Here are the repeatable steps to produce my issue:
In Twilio Video Rooms, I start a call between two participants (a host and a guest). I mute the guest's audio using track.disable()
. I start recording the call using Twilio's recording API. After 40 seconds I unmute the guest's audio. After a further 20 seconds I stop recording.
Twilio generates two .mka audio files - one for each side of the call. Ideally I would like these to be the same length, with the guest recording starting with 40 seconds of silence. But the recordings are of different lengths - the host recording is about 40 seconds longer than the guest recording, which only seems to start when I enabled the guest's audio.

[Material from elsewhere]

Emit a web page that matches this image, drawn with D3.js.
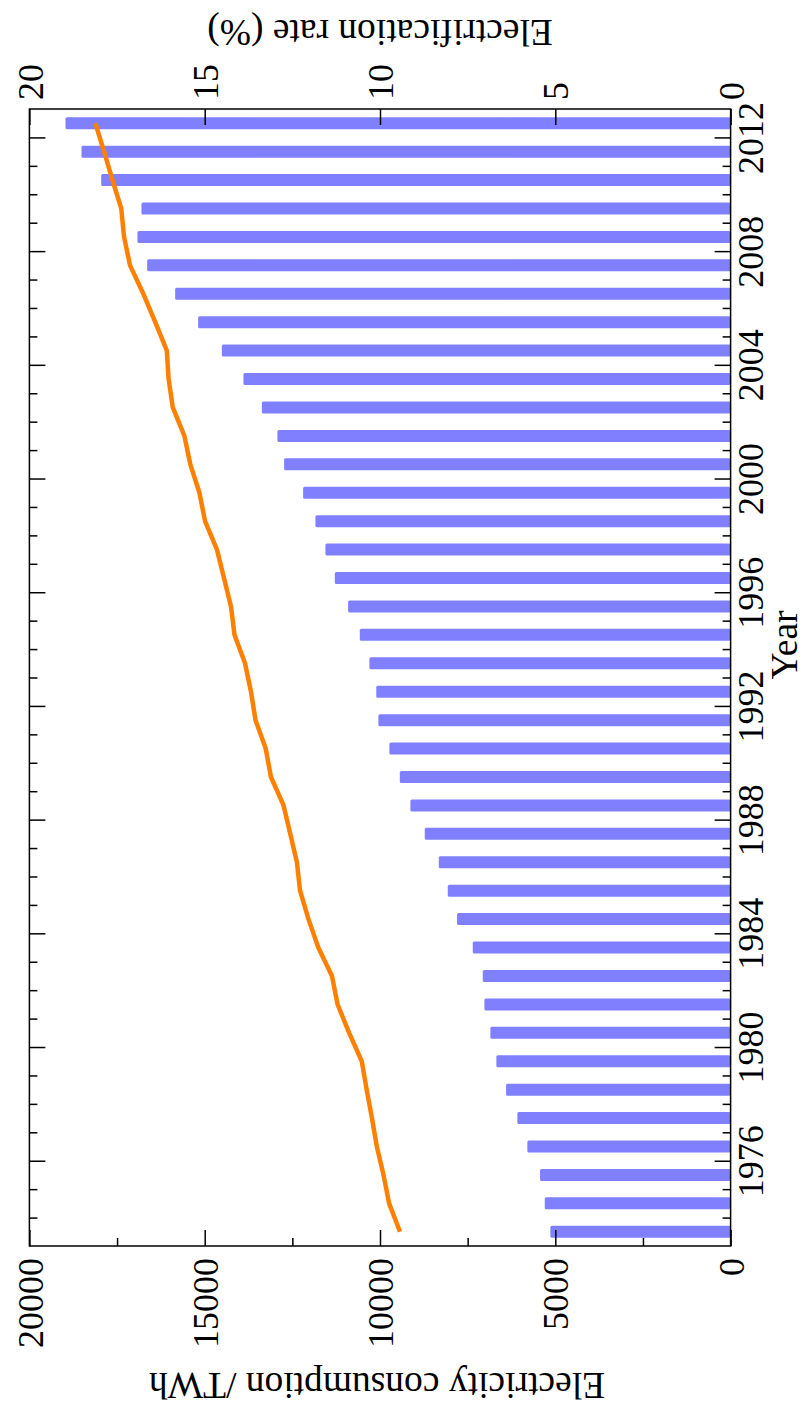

How do I find out the exact timestamp difference between the times that the two recordings start? Alternatively, can I get Twilio to start the audio recordings for the two participants simultaneously, even though one of them has its audio track disabled?
(Context: I want to do this because I want to use AWS Transcribe to generate transcripts for the two recordings, and then combine the two transcripts into a unified transcript. For the entries in the combined transcript to be in the correct order, I need to know the difference between the start times of the two recordings.)
According to https://www.twilio.com/docs/video/api/recordings-resource, a recording's offset
property is: "The time in milliseconds elapsed between an arbitrary point in time, common to all group rooms, and the moment when the source room of this track started. This information provides a synchronization mechanism for recordings belonging to the same room." However, the offset
property is the same for my two recordings - is this a Twilio bug?
There's also the date_created
property of Twilio recordings, but it's given to the nearest second rather than the nearest millisecond, and I don't know how precisely it reflects the actual start time of the recording.